Objective:
Search the material below for the word "with" and copy every line in which it occurs.
## begin Information shown
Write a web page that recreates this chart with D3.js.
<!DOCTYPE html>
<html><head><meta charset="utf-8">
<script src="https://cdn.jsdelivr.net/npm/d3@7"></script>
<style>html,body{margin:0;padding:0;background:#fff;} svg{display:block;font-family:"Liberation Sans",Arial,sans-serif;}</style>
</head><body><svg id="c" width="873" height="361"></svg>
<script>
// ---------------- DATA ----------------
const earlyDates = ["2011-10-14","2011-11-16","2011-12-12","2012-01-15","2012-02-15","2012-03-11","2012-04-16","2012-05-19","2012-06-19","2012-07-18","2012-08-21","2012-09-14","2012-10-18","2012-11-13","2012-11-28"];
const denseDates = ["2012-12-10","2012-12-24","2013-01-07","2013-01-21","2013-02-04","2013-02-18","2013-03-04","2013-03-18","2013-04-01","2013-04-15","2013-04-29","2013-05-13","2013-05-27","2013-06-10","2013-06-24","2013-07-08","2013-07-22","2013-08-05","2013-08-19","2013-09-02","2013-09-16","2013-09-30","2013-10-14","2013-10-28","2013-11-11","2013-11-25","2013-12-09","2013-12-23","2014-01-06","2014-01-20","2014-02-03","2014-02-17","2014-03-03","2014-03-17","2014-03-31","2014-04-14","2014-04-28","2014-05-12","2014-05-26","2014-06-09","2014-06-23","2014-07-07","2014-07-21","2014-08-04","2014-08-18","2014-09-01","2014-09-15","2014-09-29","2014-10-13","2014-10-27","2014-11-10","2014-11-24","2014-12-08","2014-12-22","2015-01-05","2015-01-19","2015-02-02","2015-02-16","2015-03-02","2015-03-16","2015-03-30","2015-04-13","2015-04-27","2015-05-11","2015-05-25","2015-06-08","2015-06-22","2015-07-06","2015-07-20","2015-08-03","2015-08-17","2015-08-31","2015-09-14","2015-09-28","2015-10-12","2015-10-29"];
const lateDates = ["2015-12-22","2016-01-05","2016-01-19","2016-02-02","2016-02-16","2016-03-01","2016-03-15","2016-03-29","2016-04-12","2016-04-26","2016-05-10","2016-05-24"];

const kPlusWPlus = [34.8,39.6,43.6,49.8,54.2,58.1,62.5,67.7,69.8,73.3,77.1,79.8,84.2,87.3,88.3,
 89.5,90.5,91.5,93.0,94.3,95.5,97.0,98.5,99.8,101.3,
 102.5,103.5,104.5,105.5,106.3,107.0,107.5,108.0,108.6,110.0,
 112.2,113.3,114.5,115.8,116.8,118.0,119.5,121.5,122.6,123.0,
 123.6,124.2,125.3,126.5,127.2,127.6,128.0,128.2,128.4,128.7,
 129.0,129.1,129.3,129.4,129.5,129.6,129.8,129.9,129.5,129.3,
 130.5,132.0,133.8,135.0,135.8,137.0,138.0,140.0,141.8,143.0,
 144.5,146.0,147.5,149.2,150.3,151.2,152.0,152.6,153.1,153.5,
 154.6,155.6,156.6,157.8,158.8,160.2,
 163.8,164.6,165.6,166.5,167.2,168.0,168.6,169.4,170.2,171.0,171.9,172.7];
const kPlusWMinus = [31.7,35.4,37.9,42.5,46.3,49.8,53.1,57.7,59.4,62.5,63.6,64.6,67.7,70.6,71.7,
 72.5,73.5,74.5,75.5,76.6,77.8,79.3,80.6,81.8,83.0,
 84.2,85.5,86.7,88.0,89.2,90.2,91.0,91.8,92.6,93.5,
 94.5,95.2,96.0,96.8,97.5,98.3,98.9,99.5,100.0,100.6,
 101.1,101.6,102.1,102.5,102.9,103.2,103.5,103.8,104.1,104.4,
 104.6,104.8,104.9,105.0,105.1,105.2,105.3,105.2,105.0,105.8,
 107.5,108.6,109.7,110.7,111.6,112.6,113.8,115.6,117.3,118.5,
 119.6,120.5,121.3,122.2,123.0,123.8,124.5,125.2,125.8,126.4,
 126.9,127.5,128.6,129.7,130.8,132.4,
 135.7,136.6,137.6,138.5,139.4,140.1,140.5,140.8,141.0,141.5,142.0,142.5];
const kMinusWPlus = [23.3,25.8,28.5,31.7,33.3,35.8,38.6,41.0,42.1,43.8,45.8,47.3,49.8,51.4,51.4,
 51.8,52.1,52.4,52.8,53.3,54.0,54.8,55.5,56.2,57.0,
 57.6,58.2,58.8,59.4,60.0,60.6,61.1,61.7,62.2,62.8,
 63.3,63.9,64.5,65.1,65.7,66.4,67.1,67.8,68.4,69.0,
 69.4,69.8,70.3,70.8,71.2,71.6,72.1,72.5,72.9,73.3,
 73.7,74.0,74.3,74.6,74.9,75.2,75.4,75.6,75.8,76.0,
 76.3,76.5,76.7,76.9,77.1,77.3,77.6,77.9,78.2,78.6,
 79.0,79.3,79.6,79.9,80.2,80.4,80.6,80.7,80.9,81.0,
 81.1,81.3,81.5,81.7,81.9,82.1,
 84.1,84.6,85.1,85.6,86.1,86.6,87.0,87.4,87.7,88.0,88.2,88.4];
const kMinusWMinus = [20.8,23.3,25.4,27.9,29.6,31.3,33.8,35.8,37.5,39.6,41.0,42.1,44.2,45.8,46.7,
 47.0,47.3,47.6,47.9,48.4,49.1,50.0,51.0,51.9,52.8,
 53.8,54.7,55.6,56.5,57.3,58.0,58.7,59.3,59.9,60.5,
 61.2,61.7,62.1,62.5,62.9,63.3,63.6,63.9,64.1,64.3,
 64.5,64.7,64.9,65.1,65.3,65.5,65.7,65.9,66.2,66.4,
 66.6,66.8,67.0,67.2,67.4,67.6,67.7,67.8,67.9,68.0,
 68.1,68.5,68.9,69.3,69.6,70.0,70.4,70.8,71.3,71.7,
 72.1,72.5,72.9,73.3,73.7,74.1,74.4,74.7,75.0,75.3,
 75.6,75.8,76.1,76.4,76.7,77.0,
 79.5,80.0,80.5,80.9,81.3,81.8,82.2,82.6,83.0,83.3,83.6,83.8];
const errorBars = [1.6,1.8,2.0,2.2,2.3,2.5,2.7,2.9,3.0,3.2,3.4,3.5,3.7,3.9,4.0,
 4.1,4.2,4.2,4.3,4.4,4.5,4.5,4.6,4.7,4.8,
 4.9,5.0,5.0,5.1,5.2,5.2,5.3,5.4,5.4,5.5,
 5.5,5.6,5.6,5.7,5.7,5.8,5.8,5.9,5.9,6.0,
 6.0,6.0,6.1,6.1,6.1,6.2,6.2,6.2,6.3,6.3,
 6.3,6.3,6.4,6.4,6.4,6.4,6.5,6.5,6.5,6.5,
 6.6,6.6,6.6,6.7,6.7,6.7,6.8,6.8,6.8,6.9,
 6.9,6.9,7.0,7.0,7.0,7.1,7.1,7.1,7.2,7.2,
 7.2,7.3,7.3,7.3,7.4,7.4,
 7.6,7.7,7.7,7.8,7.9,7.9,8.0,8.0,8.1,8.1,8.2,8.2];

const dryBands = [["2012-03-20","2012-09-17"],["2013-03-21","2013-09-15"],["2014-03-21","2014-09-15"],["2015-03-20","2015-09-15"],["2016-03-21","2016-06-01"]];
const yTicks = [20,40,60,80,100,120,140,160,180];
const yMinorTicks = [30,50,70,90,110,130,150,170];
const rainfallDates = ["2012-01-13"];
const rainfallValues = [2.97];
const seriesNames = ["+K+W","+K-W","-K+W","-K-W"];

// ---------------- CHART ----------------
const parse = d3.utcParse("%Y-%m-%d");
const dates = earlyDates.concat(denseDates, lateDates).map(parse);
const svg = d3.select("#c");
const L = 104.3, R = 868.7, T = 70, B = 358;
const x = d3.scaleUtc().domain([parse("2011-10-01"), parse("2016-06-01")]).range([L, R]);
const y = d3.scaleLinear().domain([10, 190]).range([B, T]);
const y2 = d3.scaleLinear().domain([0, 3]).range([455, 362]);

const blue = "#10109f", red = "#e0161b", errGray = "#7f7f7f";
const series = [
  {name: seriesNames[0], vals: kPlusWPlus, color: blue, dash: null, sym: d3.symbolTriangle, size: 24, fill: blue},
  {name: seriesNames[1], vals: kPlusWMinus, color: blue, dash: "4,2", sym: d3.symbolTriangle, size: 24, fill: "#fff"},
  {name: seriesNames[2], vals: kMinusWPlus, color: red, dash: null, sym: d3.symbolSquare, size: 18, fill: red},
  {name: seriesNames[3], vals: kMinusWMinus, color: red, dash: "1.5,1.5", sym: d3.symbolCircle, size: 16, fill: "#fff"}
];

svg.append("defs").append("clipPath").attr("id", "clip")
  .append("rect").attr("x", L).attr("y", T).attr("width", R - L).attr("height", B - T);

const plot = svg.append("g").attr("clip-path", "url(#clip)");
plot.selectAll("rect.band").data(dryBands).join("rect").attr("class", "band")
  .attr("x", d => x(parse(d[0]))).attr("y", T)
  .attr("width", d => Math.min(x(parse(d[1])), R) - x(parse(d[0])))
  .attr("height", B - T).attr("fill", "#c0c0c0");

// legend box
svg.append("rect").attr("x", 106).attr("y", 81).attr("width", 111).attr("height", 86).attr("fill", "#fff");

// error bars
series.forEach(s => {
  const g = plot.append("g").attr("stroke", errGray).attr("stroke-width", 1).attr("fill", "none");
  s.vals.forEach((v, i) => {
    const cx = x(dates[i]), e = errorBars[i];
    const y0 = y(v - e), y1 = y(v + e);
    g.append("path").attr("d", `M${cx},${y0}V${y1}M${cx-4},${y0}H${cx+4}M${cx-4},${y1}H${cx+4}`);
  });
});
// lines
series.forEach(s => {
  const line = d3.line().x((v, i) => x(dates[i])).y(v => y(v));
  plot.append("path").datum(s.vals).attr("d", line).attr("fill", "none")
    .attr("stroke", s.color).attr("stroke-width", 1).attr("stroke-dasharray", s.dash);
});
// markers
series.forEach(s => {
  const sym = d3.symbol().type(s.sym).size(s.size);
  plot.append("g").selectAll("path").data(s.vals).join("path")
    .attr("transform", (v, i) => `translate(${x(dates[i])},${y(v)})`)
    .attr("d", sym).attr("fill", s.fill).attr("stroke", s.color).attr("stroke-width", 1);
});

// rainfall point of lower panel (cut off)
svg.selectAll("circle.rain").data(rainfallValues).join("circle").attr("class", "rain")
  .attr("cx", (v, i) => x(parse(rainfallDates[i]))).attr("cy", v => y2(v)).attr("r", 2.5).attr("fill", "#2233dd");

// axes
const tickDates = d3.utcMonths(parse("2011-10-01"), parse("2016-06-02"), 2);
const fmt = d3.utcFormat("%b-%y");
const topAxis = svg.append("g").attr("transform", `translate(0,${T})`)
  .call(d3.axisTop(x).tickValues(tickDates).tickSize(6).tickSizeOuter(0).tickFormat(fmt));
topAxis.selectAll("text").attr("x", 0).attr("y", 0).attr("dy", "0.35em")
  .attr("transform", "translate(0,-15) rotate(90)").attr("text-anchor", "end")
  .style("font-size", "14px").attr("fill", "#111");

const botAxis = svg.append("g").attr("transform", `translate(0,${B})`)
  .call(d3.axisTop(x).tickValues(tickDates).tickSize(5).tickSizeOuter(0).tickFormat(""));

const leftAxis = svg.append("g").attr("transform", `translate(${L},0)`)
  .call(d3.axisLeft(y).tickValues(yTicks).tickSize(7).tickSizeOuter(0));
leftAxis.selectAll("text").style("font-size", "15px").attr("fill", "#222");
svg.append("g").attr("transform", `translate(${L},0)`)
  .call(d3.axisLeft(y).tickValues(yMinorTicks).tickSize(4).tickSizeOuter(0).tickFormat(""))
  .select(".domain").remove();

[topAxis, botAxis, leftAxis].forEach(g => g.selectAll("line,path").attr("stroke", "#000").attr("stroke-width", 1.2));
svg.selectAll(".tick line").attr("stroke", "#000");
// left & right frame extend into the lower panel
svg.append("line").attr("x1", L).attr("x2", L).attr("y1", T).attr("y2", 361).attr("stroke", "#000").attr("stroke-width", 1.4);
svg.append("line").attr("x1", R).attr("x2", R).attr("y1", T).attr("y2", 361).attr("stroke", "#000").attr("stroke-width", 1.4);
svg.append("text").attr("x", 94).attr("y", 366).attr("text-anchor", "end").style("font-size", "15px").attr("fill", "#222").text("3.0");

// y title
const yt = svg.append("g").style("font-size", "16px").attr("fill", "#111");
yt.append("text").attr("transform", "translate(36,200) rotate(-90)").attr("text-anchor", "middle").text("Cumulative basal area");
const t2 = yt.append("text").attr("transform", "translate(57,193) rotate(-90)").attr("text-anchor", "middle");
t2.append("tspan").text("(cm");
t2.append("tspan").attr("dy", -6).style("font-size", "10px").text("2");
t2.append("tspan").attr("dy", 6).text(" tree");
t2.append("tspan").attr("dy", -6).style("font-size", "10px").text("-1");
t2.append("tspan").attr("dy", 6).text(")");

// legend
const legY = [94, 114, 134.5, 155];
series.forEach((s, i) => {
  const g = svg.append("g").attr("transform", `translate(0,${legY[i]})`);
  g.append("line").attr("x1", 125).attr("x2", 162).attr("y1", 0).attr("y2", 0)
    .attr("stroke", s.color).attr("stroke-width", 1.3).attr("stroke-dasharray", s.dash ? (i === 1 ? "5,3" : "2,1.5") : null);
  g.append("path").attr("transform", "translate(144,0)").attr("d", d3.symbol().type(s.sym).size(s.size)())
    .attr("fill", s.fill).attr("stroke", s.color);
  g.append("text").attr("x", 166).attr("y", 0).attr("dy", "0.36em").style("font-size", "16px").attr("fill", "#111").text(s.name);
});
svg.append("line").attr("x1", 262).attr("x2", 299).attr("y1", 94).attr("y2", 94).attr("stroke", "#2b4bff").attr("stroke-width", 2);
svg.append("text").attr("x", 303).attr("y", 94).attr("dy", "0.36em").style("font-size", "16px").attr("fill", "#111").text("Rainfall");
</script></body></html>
## end Information shown
## begin Information shown
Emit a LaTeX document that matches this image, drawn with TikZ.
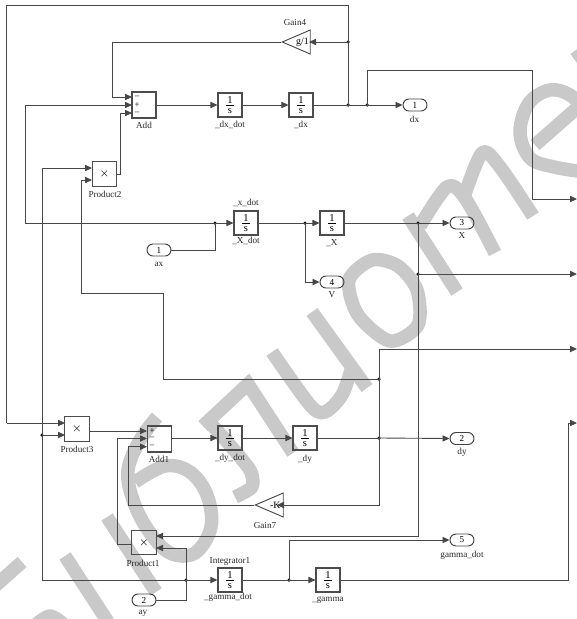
## end Information shown
## begin Information shown
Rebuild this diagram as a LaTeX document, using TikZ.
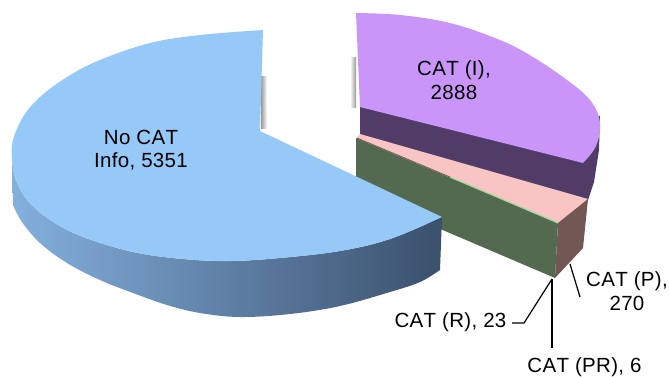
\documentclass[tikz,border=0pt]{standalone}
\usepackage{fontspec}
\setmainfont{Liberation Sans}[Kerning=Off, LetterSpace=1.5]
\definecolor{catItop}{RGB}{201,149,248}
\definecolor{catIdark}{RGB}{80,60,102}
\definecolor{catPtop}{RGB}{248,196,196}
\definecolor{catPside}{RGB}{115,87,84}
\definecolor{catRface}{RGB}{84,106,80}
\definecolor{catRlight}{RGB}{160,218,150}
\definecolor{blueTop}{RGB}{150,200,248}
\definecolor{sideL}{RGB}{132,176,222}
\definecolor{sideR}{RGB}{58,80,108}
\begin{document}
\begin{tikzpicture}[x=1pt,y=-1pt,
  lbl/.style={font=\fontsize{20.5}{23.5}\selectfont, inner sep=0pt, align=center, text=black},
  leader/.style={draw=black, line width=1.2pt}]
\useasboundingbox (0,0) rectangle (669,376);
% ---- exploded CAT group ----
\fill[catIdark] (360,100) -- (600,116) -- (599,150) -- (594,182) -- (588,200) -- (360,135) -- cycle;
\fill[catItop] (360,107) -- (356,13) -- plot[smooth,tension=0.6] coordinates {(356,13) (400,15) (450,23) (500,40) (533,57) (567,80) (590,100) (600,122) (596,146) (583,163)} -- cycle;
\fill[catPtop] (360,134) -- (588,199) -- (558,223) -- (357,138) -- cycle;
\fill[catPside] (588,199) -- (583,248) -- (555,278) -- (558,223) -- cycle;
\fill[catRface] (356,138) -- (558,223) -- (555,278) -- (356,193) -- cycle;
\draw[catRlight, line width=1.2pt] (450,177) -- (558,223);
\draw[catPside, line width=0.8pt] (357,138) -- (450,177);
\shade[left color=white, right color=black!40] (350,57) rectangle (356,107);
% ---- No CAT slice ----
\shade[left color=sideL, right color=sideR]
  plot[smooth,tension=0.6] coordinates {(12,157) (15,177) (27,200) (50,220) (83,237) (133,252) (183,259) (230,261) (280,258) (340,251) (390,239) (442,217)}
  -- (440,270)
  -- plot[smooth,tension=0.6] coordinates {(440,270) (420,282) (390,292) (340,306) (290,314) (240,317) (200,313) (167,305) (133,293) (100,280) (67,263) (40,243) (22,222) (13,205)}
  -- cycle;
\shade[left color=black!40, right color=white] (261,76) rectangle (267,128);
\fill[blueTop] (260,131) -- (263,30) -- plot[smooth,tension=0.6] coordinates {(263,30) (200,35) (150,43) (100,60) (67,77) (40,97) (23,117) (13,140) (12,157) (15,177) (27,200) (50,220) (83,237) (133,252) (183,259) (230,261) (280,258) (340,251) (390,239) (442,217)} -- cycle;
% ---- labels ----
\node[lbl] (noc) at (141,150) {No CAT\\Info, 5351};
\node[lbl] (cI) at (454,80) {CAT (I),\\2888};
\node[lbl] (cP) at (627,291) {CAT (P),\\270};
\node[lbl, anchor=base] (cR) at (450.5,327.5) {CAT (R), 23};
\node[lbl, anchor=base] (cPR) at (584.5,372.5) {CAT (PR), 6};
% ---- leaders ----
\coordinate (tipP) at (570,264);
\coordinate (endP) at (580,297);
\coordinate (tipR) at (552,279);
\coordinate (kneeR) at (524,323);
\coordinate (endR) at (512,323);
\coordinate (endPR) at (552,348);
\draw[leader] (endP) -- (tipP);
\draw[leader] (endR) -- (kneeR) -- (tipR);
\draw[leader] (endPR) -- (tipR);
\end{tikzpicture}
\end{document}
## end Information shown
Answer below:
Write a web page that recreates this chart with D3.js.
Emit a LaTeX document that matches this image, drawn with TikZ.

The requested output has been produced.